Tribal knowledge is any understanding of how the business works that lives in a person's head rather than in a shared document. It includes: why a product decision was made three months ago, how to handle a specific edge case in a customer implementation, what the founder's reasoning was for a pricing structure, how to run the sales demo effectively, and what the historical context is behind a technical architecture choice. When it exists only in people's heads, it leaves with people and has to be re-learned by the next person.
When should a SaaS company start documenting tribal knowledge?
The ideal time is before you hire your fifth employee, when the founding team still holds most of the knowledge and can document it without a massive archaeology project. The practical answer for most companies is: whenever you feel the first pain of knowledge gaps — when a new hire takes twice as long as expected to get up to speed, when the same question gets asked repeatedly by different people, or when a key person's absence creates a visible operational hole.
What is the difference between documentation and tribal knowledge documentation?
Standard documentation captures how things currently work. Tribal knowledge documentation captures why they work that way — the decisions, trade-offs, context, and reasoning that are not visible in the output itself. A sales playbook documents the current process; effective tribal knowledge documentation includes the history of what was tried, what failed, why the current approach was chosen, and what the team believes would change the approach in the future.
How do you get a founding team to actually write documentation?
The most effective approach is making documentation part of existing workflows rather than a separate activity. Require that every completed project produces a brief retrospective document.
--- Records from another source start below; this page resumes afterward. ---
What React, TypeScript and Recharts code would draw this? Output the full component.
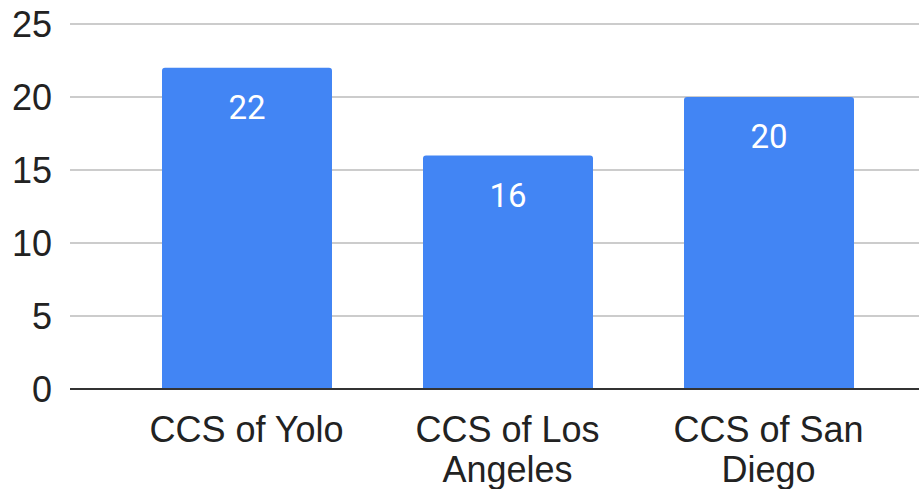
import React from 'react';
import { BarChart, Bar, XAxis, YAxis, CartesianGrid, LabelList } from 'recharts';

const categories = ['CCS of Yolo', 'CCS of Los Angeles', 'CCS of San Diego'];
const counts = [22, 16, 20];
const yTicks = [0, 5, 10, 15, 20, 25];

const data = categories.map((name, i) => ({ name, value: counts[i] }));

const AXIS_FONT = '"Liberation Sans", Arial, sans-serif';
const MAX_CHARS = 11;

// simple word wrap by character count
const wrap = (s: string) => {
  const lines: string[] = [];
  let cur = '';
  s.split(' ').forEach((w) => {
    const next = cur ? cur + ' ' + w : w;
    if (next.length > MAX_CHARS && cur) {
      lines.push(cur);
      cur = w;
    } else {
      cur = next;
    }
  });
  if (cur) lines.push(cur);
  return lines;
};

const CategoryTick = (props: any) => {
  const { x, y, payload } = props;
  const lines = wrap(String(payload.value));
  return (
    <text
      x={x}
      y={y + 53}
      textAnchor="middle"
      fontSize={36}
      fontFamily={AXIS_FONT}
      fill="#222"
    >
      {lines.map((l, i) => (
        <tspan key={i} x={x} dy={i === 0 ? 0 : 40}>
          {l}
        </tspan>
      ))}
    </text>
  );
};

const App: React.FC = () => {
  return (
    <div style={{ position: 'absolute', left: 0, top: 0, background: '#fff' }}>
      <BarChart
        width={919}
        height={489}
        data={data}
        margin={{ top: 24, right: 0, bottom: 0, left: 0 }}
        barSize={170}
      >
        <CartesianGrid vertical={false} stroke="#cccccc" strokeWidth={2} />
        <XAxis
          dataKey="name"
          height={100}
          padding={{ left: 46, right: 20 }}
          axisLine={{ stroke: '#333', strokeWidth: 2 }}
          tickLine={false}
          tickSize={0}
          tickMargin={0}
          interval={0}
          tick={<CategoryTick />}
        />
        <YAxis
          width={70}
          domain={[0, 25]}
          ticks={yTicks}
          axisLine={false}
          tickLine={false}
          tickSize={0}
          tickMargin={18}
          tick={{ fontSize: 36, fontFamily: AXIS_FONT, fill: '#222' }}
        />
        <Bar dataKey="value" fill="#4285F4" radius={[3, 3, 0, 0]} isAnimationActive={false}>
          <LabelList
            dataKey="value"
            position="insideTop"
            offset={28}
            fill="#fff"
            fontSize={33}
            fontFamily="Roboto, sans-serif"
          />
        </Bar>
      </BarChart>
    </div>
  );
};

export default App;
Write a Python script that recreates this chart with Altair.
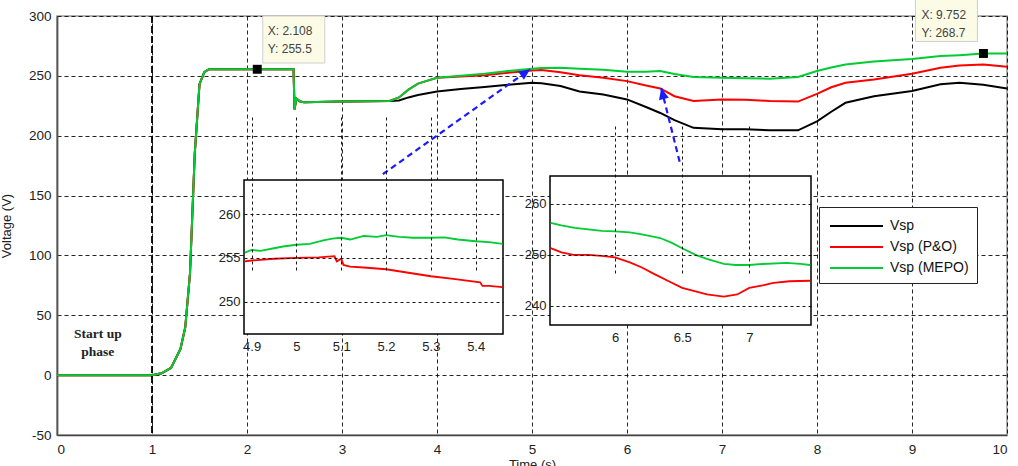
import altair as alt
import pandas as pd

FONT = "Liberation Sans"

# ---------------- data ----------------
SERIES = ["Vsp", "Vsp (P&O)", "Vsp (MEPO)"]
COLORS = ["#000000", "#ff0000", "#00cc33"]

# common start-up part (all three series coincide)
T_START = [0.0, 1.0, 1.1, 1.2, 1.3, 1.35, 1.4, 1.45, 1.5, 1.55, 1.6, 2.0, 2.49, 2.5, 2.52, 2.56, 2.6, 3.0, 3.5]
V_START = [0, 0, 1.5, 6, 22, 40, 85, 185, 243, 253, 255.5, 255.5, 255.5, 222, 231, 228.5, 228, 228.5, 229]

T_LATE = [3.6, 3.7, 3.8, 4.0, 4.25, 4.5, 4.75, 5.0, 5.1, 5.3, 5.5, 5.75, 6.0, 6.2, 6.35,
          6.5, 6.7, 7.0, 7.25, 7.5, 7.8, 8.0, 8.15, 8.3, 8.6, 9.0, 9.3, 9.5, 9.75, 10.0]
V_BLACK_LATE = [229.5, 232, 234, 237, 239, 240.6, 242.5, 244.2, 243.8, 241.5, 237, 234.5, 230.3, 224, 219,
                213, 206.6, 205.5, 205.5, 204.5, 204.5, 212, 220, 227.5, 233, 237.3, 242.9, 244.2, 242.5, 239.5]
V_RED_LATE = [232, 238.5, 243.5, 248.4, 249.5, 250.6, 252.5, 254.5, 254.8, 253, 250.6, 248.5, 245.6, 242, 239.5,
              233, 229, 230.3, 230, 229, 228.5, 235, 240.5, 244.2, 247, 251.7, 256.7, 258.7, 259.5, 257.6]
V_GREEN_LATE = [232, 238.5, 243.5, 248.4, 250, 251.7, 254, 256, 256.5, 256.8, 256, 255, 253.4, 253.5, 254,
                251.5, 249, 248.4, 248, 247.6, 249, 254, 257, 259.5, 262, 264, 266.5, 267.3, 268.7, 268.7]

# inset 1 (zoom around t = 5)
IN1_T_GREEN = [4.885, 4.9, 4.92, 4.95, 4.97, 5.0, 5.03, 5.06, 5.08, 5.1, 5.12, 5.15, 5.18, 5.2, 5.23, 5.26, 5.3, 5.33, 5.36, 5.4, 5.43, 5.46]
IN1_V_GREEN = [255.6, 255.9, 255.8, 256.1, 256.3, 256.5, 256.6, 257.0, 257.2, 257.3, 257.1, 257.5, 257.4, 257.6, 257.4, 257.3, 257.3, 257.35, 257.1, 256.9, 256.8, 256.6]
IN1_T_RED = [4.885, 4.9, 4.95, 5.0, 5.05, 5.085, 5.09, 5.1, 5.105, 5.12, 5.15, 5.2, 5.25, 5.3, 5.35, 5.41, 5.415, 5.43, 5.46]
IN1_V_RED = [254.6, 254.7, 254.9, 255.0, 255.05, 255.2, 254.6, 254.9, 254.2, 254.0, 253.9, 253.7, 253.3, 252.9, 252.6, 252.2, 251.8, 251.8, 251.65]
IN1_X_DOMAIN = [4.883, 5.461]
IN1_Y_DOMAIN = [246.3, 263.9]
IN1_X_TICKS = [4.9, 5.0, 5.1, 5.2, 5.3, 5.4]
IN1_Y_TICKS = [250, 255, 260]

# inset 2 (zoom around t = 6.5)
IN2_T_GREEN = [5.52, 5.6, 5.7, 5.8, 5.9, 6.0, 6.11, 6.2, 6.336, 6.42, 6.5, 6.6, 6.684, 6.81, 6.9, 7.0, 7.1, 7.28, 7.38, 7.455]
IN2_V_GREEN = [256.3, 255.8, 255.3, 255.0, 254.7, 254.6, 254.4, 254.0, 253.3, 252.4, 251.3, 250.0, 249.2, 248.2, 248.0, 248.0, 248.2, 248.4, 248.2, 248.0]
IN2_T_RED = [5.52, 5.6, 5.69, 5.8, 5.9, 6.0, 6.11, 6.2, 6.286, 6.4, 6.5, 6.6, 6.684, 6.81, 6.91, 7.0, 7.1, 7.18, 7.3, 7.455]
IN2_V_RED = [251.3, 250.5, 250.0, 250.0, 249.8, 249.5, 248.5, 247.5, 246.3, 244.8, 243.5, 242.8, 242.2, 241.8, 242.2, 243.5, 244.0, 244.5, 244.8, 244.9]
IN2_X_DOMAIN = [5.515, 7.46]
IN2_Y_DOMAIN = [236.2, 265.5]
IN2_X_TICKS = [6, 6.5, 7]
IN2_Y_TICKS = [240, 250, 260]

# annotations
TIP_T = [2.108, 9.752]
TIP_V = [255.5, 268.7]
TIP_LX = ["X: 2.108", "X: 9.752"]
TIP_LY = ["Y: 255.5", "Y: 268.7"]

STARTUP_T = [0.43, 0.43]
STARTUP_V = [34.3, 19.2]
STARTUP_TXT = ["Start up", "phase"]

ARROW_ID = ["a1", "a1", "a2", "a2"]
ARROW_T = [3.43, 4.98, 6.56, 6.36]
ARROW_V = [167.9, 255.6, 176.3, 239.8]
HEAD_T = [4.98, 6.36]
HEAD_V = [255.6, 239.8]
HEAD_ANGLE = [54.5, 346.0]

STARTUP_LINE_T = [1.0]

X_MAIN_DOMAIN = [0, 10]
Y_MAIN_DOMAIN = [-50, 300]
X_MAIN_TICKS = list(range(0, 11))
Y_MAIN_TICKS = list(range(-50, 301, 50))

# ---------------- tables ----------------
rows = []
for s, late in zip(SERIES, [V_BLACK_LATE, V_RED_LATE, V_GREEN_LATE]):
    for t, v in zip(T_START + T_LATE, V_START + late):
        rows.append({"t": t, "v": v, "series": s})
main_df = pd.DataFrame(rows)


def series_df(pairs):
    out = []
    for s, ts, vs in pairs:
        for t, v in zip(ts, vs):
            out.append({"t": t, "v": v, "series": s})
    return pd.DataFrame(out)


in1_df = series_df([(SERIES[1], IN1_T_RED, IN1_V_RED), (SERIES[2], IN1_T_GREEN, IN1_V_GREEN)])
in2_df = series_df([(SERIES[1], IN2_T_RED, IN2_V_RED), (SERIES[2], IN2_T_GREEN, IN2_V_GREEN)])

tips_df = pd.DataFrame({"t": TIP_T, "v": TIP_V, "lx": TIP_LX, "ly": TIP_LY, "k": [0, 1]})
startup_df = pd.DataFrame({"t": STARTUP_T, "v": STARTUP_V, "txt": STARTUP_TXT})
arrow_df = pd.DataFrame({"t": ARROW_T, "v": ARROW_V, "id": ARROW_ID})
head_df = pd.DataFrame({"t": HEAD_T, "v": HEAD_V, "ang": HEAD_ANGLE})
vline_df = pd.DataFrame({"t": STARTUP_LINE_T})

# ---------------- encodings ----------------
COLOR_SCALE = alt.Scale(domain=SERIES, range=COLORS)
LEGEND = alt.Legend(
    title=None, orient="none", legendX=762, legendY=191,
    symbolType="M-0.8,0H4.5", symbolSize=400, symbolStrokeWidth=2,
    labelFontSize=14, labelFont=FONT, labelColor="#111", labelOffset=41,
    padding=8, rowPadding=3, strokeColor="#222", fillColor="white",
)
COLOR = alt.Color("series:N", scale=COLOR_SCALE, legend=LEGEND, sort=SERIES)

MINUS_FIX = "replace(datum.label, '\u2212', '-')"
X_AXIS = alt.Axis(
    values=X_MAIN_TICKS, grid=True, gridDash=[4, 3], gridColor="#000", gridOpacity=0.85,
    ticks=False, domainColor="#444", domainWidth=1.5, labelFontSize=13.5, labelFont=FONT,
    labelColor="#222", labelPadding=7, title="Time (s)", titleFont=FONT, titleFontSize=13,
    titleFontWeight="normal", titleColor="#222", titleY=23, titleBaseline="top", zindex=0,
)
Y_AXIS = alt.Axis(
    values=Y_MAIN_TICKS, grid=True, gridDash=[4, 3], gridColor="#000", gridOpacity=0.85,
    ticks=False, domainColor="#555", domainWidth=1.8, labelFontSize=13.5, labelFont=FONT,
    labelColor="#222", labelPadding=6, labelExpr=MINUS_FIX,
    title="Voltage (V)", titleFont=FONT, titleFontSize=13,
    titleFontWeight="normal", titleColor="#222", titleX=-44, titleY=209.5, titleAngle=270,
    titleAlign="center", titleBaseline="bottom", zindex=0,
)
X_MAIN = alt.X("t:Q", scale=alt.Scale(domain=X_MAIN_DOMAIN, nice=False, zero=False), axis=X_AXIS)
Y_MAIN = alt.Y("v:Q", scale=alt.Scale(domain=Y_MAIN_DOMAIN, nice=False, zero=False), axis=Y_AXIS)

# ---------------- main layers ----------------
lines = alt.Chart(main_df).mark_line(strokeWidth=2).encode(x=X_MAIN, y=Y_MAIN, color=COLOR)

vline = alt.Chart(vline_df).mark_rule(color="#000", strokeWidth=1.8, strokeDash=[7, 3]).encode(x=X_MAIN)

startup = alt.Chart(startup_df).mark_text(
    font="Liberation Serif", fontWeight="bold", fontSize=13.5, color="#222"
).encode(x=X_MAIN, y=Y_MAIN, text="txt:N")

arrows = alt.Chart(arrow_df).mark_line(color="#1a1aff", strokeWidth=2.2, strokeDash=[6, 4]).encode(
    x=X_MAIN, y=Y_MAIN, detail="id:N"
)
heads = alt.Chart(head_df).mark_point(
    shape="M0,0L-0.45,1L0.45,1Z", filled=True, color="#1a1aff", opacity=1, size=500
).encode(x=X_MAIN, y=Y_MAIN, angle=alt.Angle("ang:Q", scale=None))

tip_layers = []
offsets = [(36.5, -29.75, 10.5), (-37.0, -35.5, -62.0)]
for k, (bx, by, tx) in enumerate(offsets):
    base = alt.Chart(tips_df).transform_filter(alt.datum.k == k)
    tip_layers.append(base.mark_rect(width=62, height=47, xOffset=bx, yOffset=by, fill="#fbfbe6",
                                     stroke="#cfcfcf", strokeWidth=1).encode(x=X_MAIN, y=Y_MAIN))
    tip_layers.append(base.mark_text(align="left", dx=tx, dy=-38, fontSize=12, font=FONT, color="#444")
                      .encode(x=X_MAIN, y=Y_MAIN, text="lx:N"))
    tip_layers.append(base.mark_text(align="left", dx=tx, dy=-20, fontSize=12, font=FONT, color="#444")
                      .encode(x=X_MAIN, y=Y_MAIN, text="ly:N"))
markers = alt.Chart(tips_df).mark_square(size=80, color="#000", filled=True, opacity=1).encode(x=X_MAIN, y=Y_MAIN)

main = alt.layer(lines, vline, startup, arrows, heads, *tip_layers, markers)


# ---------------- insets ----------------
def inset(df, xdom, ydom, xrange, yrange, xticks, yticks, xoff, yoff):
    xs = alt.Scale(domain=xdom, range=xrange, nice=False, zero=False)
    ys = alt.Scale(domain=ydom, range=yrange, nice=False, zero=False)
    xa = alt.Axis(orient="bottom", offset=xoff, values=xticks, format="~g", grid=True, gridDash=[3, 3],
                  gridColor="#000", gridOpacity=0.9, ticks=False, domain=False, labelFontSize=13,
                  labelFont=FONT, labelColor="#222", labelPadding=6, title=None, zindex=1)
    ya = alt.Axis(orient="left", offset=yoff, values=yticks, format="d", grid=True, gridDash=[3, 3],
                  gridColor="#000", gridOpacity=0.9, ticks=False, domain=False, labelFontSize=13,
                  labelFont=FONT, labelColor="#222", labelPadding=4, title=None, zindex=1)
    frame_df = pd.DataFrame({"t": [xdom[0]], "t2": [xdom[1]], "v": [ydom[0]], "v2": [ydom[1]]})
    frame = alt.Chart(frame_df).mark_rect(fill="white", stroke="#000", strokeWidth=1.5).encode(
        x=alt.X("t:Q", scale=xs, axis=xa), x2="t2:Q",
        y=alt.Y("v:Q", scale=ys, axis=ya), y2="v2:Q",
    )
    ln = alt.Chart(df).mark_line(strokeWidth=1.8).encode(
        x=alt.X("t:Q", scale=xs, axis=xa), y=alt.Y("v:Q", scale=ys, axis=ya), color=COLOR
    )
    return alt.layer(frame, ln)


PLOT_W, PLOT_H = 950, 419
inset1 = inset(in1_df, IN1_X_DOMAIN, IN1_Y_DOMAIN, [187, 446], [318, 164], IN1_X_TICKS, IN1_Y_TICKS,
               318 - PLOT_H, -187)
inset2 = inset(in2_df, IN2_X_DOMAIN, IN2_Y_DOMAIN, [493, 754], [309, 160], IN2_X_TICKS, IN2_Y_TICKS,
               309 - PLOT_H, -493)

chart = alt.layer(main, inset1, inset2).resolve_scale(
    x="independent", y="independent"
).properties(
    width=PLOT_W, height=PLOT_H,
    padding={"left": 57, "top": 16, "right": 11, "bottom": 31},
    autosize=alt.AutoSizeParams(type="none"),
    background="white",
).configure_view(stroke="#999", strokeWidth=1.5)

chart.save("out.html", embed_options={"renderer": "svg", "actions": False})
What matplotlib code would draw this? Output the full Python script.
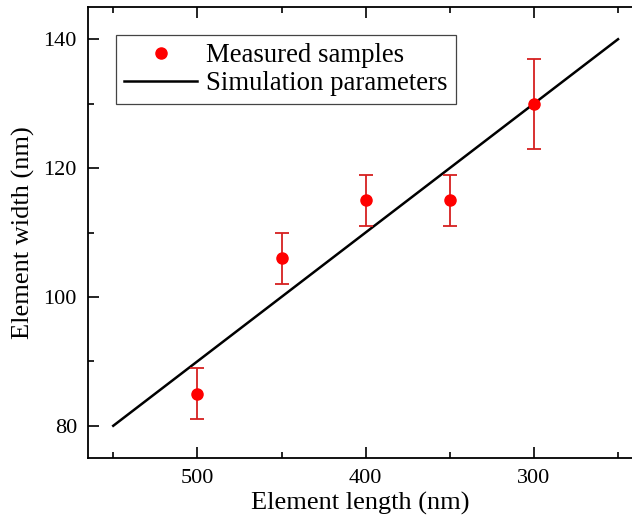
import matplotlib
matplotlib.use('Agg')
import matplotlib.pyplot as plt
from matplotlib.ticker import MultipleLocator
from matplotlib.lines import Line2D

plt.rcParams['font.family'] = ['Liberation Serif', 'DejaVu Serif']

# measured samples
lengths = [500, 450, 400, 350, 300]
widths = [85, 106, 115, 115, 130]
errors = [4, 4, 4, 4, 7]

# simulation line endpoints
sim_lengths = [550, 250]
sim_widths = [80, 140]

fig = plt.figure(figsize=(6.32, 5.21), dpi=100)
ax = fig.add_axes([88 / 632, 63 / 521, 1 - 88 / 632, 451 / 521])

ax.plot(sim_lengths, sim_widths, color='black', lw=1.8, zorder=2)
ax.errorbar(lengths, widths, yerr=errors, fmt='o', color='red', ecolor='#d62020',
            ms=8, elinewidth=1.3, capsize=5, capthick=1.3, zorder=3)

ax.set_xlim(565, 241.7)
ax.set_ylim(75, 145)
ax.xaxis.set_major_locator(MultipleLocator(100))
ax.xaxis.set_minor_locator(MultipleLocator(50))
ax.yaxis.set_major_locator(MultipleLocator(20))
ax.yaxis.set_minor_locator(MultipleLocator(10))
ax.tick_params(which='both', direction='in', top=True, labelsize=16, width=1.2)
ax.tick_params(which='major', length=8, pad=8)
ax.tick_params(which='minor', length=4)
ax.spines['right'].set_visible(False)
for s in ['left', 'bottom', 'top']:
    ax.spines[s].set_linewidth(1.3)

ax.set_xlabel('Element length (nm)', fontsize=19, labelpad=3)
ax.set_ylabel('Element width (nm)', fontsize=19, labelpad=6)

handles = [Line2D([], [], ls='none', marker='o', color='red', ms=8),
           Line2D([], [], color='black', lw=1.8)]
labels = ['Measured samples', 'Simulation parameters']
leg = ax.legend(handles, labels, loc='upper left', bbox_to_anchor=(0.052, 0.937),
                fontsize=19.3, fancybox=False, edgecolor='#444444', framealpha=1,
                handlelength=2.7, handletextpad=0.35, borderpad=0.3, labelspacing=0.1,
                borderaxespad=0)
leg.get_frame().set_linewidth(0.9)

plt.savefig('out.png', dpi=100)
Require that every significant decision be recorded in the decision log. Require that every new hire produce a 30-day report documenting what they learned that was not written down anywhere. These interventions embed documentation into work that is already happening.
What is an Architecture Decision Record (ADR) and why does it matter?
An ADR is a short document that records a significant technical decision — what was decided, what alternatives were considered, what the rationale was, and what the consequences are. ADRs matter because the engineers who inherit a technical decision without its context will relitigate it, often reversing it based on the same trade-offs that were already evaluated. ADRs prevent this by making the decision history visible to future engineers.
How long should a documentation session take?
Effective tribal knowledge documentation is almost never a dedicated session. The best implementations embed it into existing workflows: a 15-minute retrospective at the end of each project, a 10-minute section of the weekly review dedicated to 'what we learned this week that is not written down,' and a requirement that any process run more than twice gets documented before it is run a third time.
What happens to documentation quality as the team grows?
Documentation quality typically degrades as teams grow unless there is explicit ownership and a maintenance process. The most common failure mode is documentation that was accurate when written but becomes stale as the business evolves. Combating this requires: a documentation owner for each major knowledge area, a quarterly review of high-value documents, and a 'last reviewed' date on every document.
Is there a risk of over-documenting?
Yes. Documentation that is too granular, too comprehensive, or too process-heavy creates its own overhead — people stop reading long documents, documentation maintenance becomes a burden, and the documentation culture crowds out execution. The target is the minimum documentation that prevents the most costly knowledge loss. Start with the highest-value gaps and document deeply there; do not try to document everything at once.